Operating cadence for agency RevOps forums

  1. Weekly revenue stand-up (30 minutes): slip risk deals, AR hotspots, milestone billing blockers.
  2. Monthly forecast council: re-weight pipeline, review discount policy, compare sold margin vs. delivery forecast.
  3. Quarterly playbook refresh: update talk tracks, stage criteria, and SOW templates from closed-lost and delivery variance themes.

Common agency RevOps mistakes

  • Optimizing MQL volume while win quality and delivery margin deteriorate.
  • CRM customization without governance fields nobody trusts in forecasting.
  • Invoices disconnected from milestones clients already saw in portals.
  • No closed-loop on churn reasons; renewals repeat the same failure mode.
  • RevOps owned only by marketing finance and delivery excluded from the forum.

FAQ: revenue operations for agencies and consultancies

Who should lead RevOps in an agency?
Often a chief of staff, COO, or operations lead with authority across sales, delivery, and finance not a junior marketing analyst.
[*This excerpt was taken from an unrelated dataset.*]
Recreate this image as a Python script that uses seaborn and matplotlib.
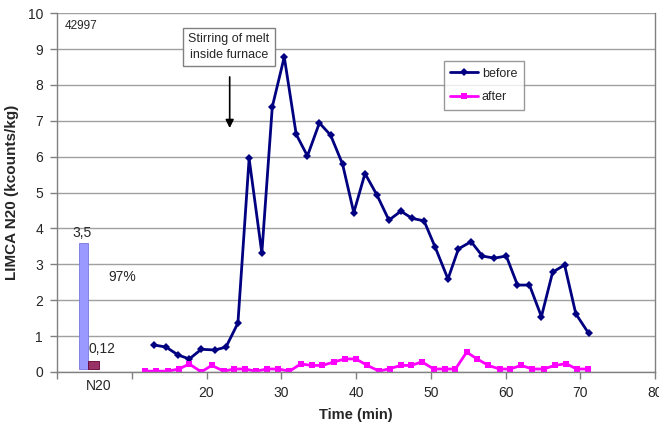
"""
LIMCA N20 antes / después de agitar el baño en el horno
"""
import pandas as pd
import matplotlib
matplotlib.use("Agg")
import matplotlib.pyplot as plt
import seaborn as sns

# datos
t_before = [13.0, 14.6, 16.2, 17.7, 19.3, 21.1, 22.6, 24.2, 25.7, 27.4, 28.8, 30.4, 32.0,
            33.5, 35.1, 36.6, 38.2, 39.7, 41.2, 42.8, 44.4, 46.0, 47.5, 49.1, 50.6, 52.3,
            53.7, 55.4, 56.9, 58.5, 60.1, 61.6, 63.2, 64.8, 66.3, 67.9, 69.4, 71.1]
n20_before = [0.75, 0.69, 0.47, 0.36, 0.63, 0.61, 0.69, 1.36, 5.95, 3.31, 7.39, 8.78, 6.62,
              6.02, 6.94, 6.60, 5.79, 4.44, 5.53, 4.93, 4.23, 4.48, 4.28, 4.21, 3.47, 2.59,
              3.43, 3.63, 3.23, 3.17, 3.23, 2.42, 2.42, 1.54, 2.78, 2.98, 1.62, 1.08]

t_after = [11.8, 13.3, 14.8, 16.3, 17.7, 19.3, 20.7, 22.3, 23.7, 25.1, 26.6, 28.1, 29.6,
           31.1, 32.6, 34.1, 35.5, 37.1, 38.5, 40.0, 41.5, 43.1, 44.5, 46.0, 47.4, 48.8,
           50.4, 51.9, 53.3, 54.8, 56.2, 57.7, 59.2, 60.6, 62.1, 63.6, 65.1, 66.6, 68.1,
           69.5, 71.0]
n20_after = [0.02, 0.02, 0.02, 0.08, 0.22, 0.0, 0.18, 0.02, 0.08, 0.08, 0.02, 0.08, 0.08,
             0.02, 0.22, 0.18, 0.18, 0.28, 0.36, 0.36, 0.18, 0.02, 0.09, 0.18, 0.18, 0.28,
             0.08, 0.08, 0.08, 0.55, 0.36, 0.18, 0.08, 0.08, 0.18, 0.08, 0.08, 0.18, 0.23,
             0.08, 0.08]

# barras de resumen (media N20)
bar_names = ['before', 'after']
bar_values = [3.5, 0.12]
bar_labels = ['3,5', '0,12']
reduction_label = '97%'

x_ticks = [0, 10, 20, 30, 40, 50, 60, 70, 80]
x_tick_labels = ['', '', '20', '30', '40', '50', '60', '70', '80']


def graficar():
    sns.set_theme(style='white')
    plt.rcParams['font.family'] = ['Liberation Sans', 'DejaVu Sans']

    df_b = pd.DataFrame({'t': t_before, 'n20': n20_before})
    df_a = pd.DataFrame({'t': t_after, 'n20': n20_after})

    fig = plt.figure(figsize=(6.59, 4.25), dpi=100)
    ax = fig.add_axes([0.0865, 0.125, 0.9075, 0.844])

    ax.yaxis.grid(True, color='#a0a0a0', lw=1)
    ax.set_axisbelow(True)

    # barras de resumen en la zona "N20"
    ax.bar([3.5, 4.85], [bar_values[0], bar_values[1] + 0.1], width=[1.2, 1.5],
           bottom=0.08, align='center',
           color=['#9999ff', '#993366'], edgecolor=['#7777dd', '#660033'], lw=0.6)
    ax.text(3.3, 3.68, bar_labels[0], fontsize=10, ha='center', va='bottom')
    ax.text(4.2, 0.45, bar_labels[1], fontsize=10, ha='left', va='bottom')
    ax.text(6.9, 2.65, reduction_label, fontsize=10, ha='left', va='center')
    ax.text(5.6, -0.38, 'N20', fontsize=10, ha='center', va='center')

    sns.lineplot(data=df_b, x='t', y='n20', ax=ax, color='#000080', lw=2,
                 marker='D', markersize=4, markeredgewidth=0, label='before')
    sns.lineplot(data=df_a, x='t', y='n20', ax=ax, color='#ff00ff', lw=2,
                 marker='s', markersize=4.5, markeredgewidth=0, label='after')

    ax.set_xlim(0, 80)
    ax.set_ylim(0, 10)
    ax.set_xticks(x_ticks)
    ax.set_xticklabels(x_tick_labels)
    ax.set_yticks(range(0, 11))
    ax.tick_params(axis='both', labelsize=10, length=5, width=1, color='#808080',
                   direction='out', bottom=True, left=True)
    ax.tick_params(axis='y', pad=5)
    ax.tick_params(axis='x', pad=5)

    for s in ax.spines.values():
        s.set_color('#808080')
        s.set_linewidth(1)
    ax.spines['top'].set_visible(False)

    ax.set_xlabel('Time (min)', fontsize=10.5, fontweight='bold', labelpad=6)
    ax.set_ylabel('LIMCA N20 (kcounts/kg)', fontsize=11, fontweight='bold', labelpad=6)

    ax.text(1.0, 9.65, '42997', fontsize=8.5, ha='left', va='center')

    # anotación de la agitación
    ax.text(23.0, 9.05, 'Stirring of melt\ninside furnace', fontsize=9, ha='center',
            va='center', linespacing=1.4,
            bbox=dict(boxstyle='square,pad=0.4', fc='white', ec='#808080', lw=1))
    ax.annotate('', xy=(23.1, 6.72), xytext=(23.1, 8.3),
                arrowprops=dict(arrowstyle='-|>', color='black', lw=1.2, mutation_scale=12))

    leg = ax.legend(loc='upper left', bbox_to_anchor=(0.636, 0.885), fontsize=9,
                    frameon=True, fancybox=False, edgecolor='#808080', handlelength=2.2,
                    handletextpad=0.3, borderpad=0.55, labelspacing=0.95)
    leg.get_frame().set_linewidth(1)

    fig.savefig('out.png', dpi=100, facecolor='white')


if __name__ == "__main__":
    graficar()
The role enforces cross-functional agreements and data hygiene, not only campaign reporting.
How is RevOps different from finance operations?
FinOps focuses on invoicing, collections, and ledger hygiene. RevOps spans the full commercial motion that creates billable work and protects margin before finance has to clean up avoidable disputes.
What is the minimum viable RevOps metric set?
Weighted pipeline, win rate by segment, average cycle length, discount rate, forecast accuracy, milestone slip rate, DSO by client, and expansion or churn reasons reviewed from the same workspace where deals become projects.
How do agencies measure RevOps success in year one?
Fewer surprise write-offs, faster invoice cycles tied to delivery checkpoints, improved forecast variance, and shorter time from closed-won to staffed kickoff with complete artifacts.
Should RevOps own the CRM alone?
CRM is one surface. RevOps should own the cross-object narrative from lead to invoice. If projects and billing live elsewhere, the CRM must sync reliably or you need a unified operations platform as system of record.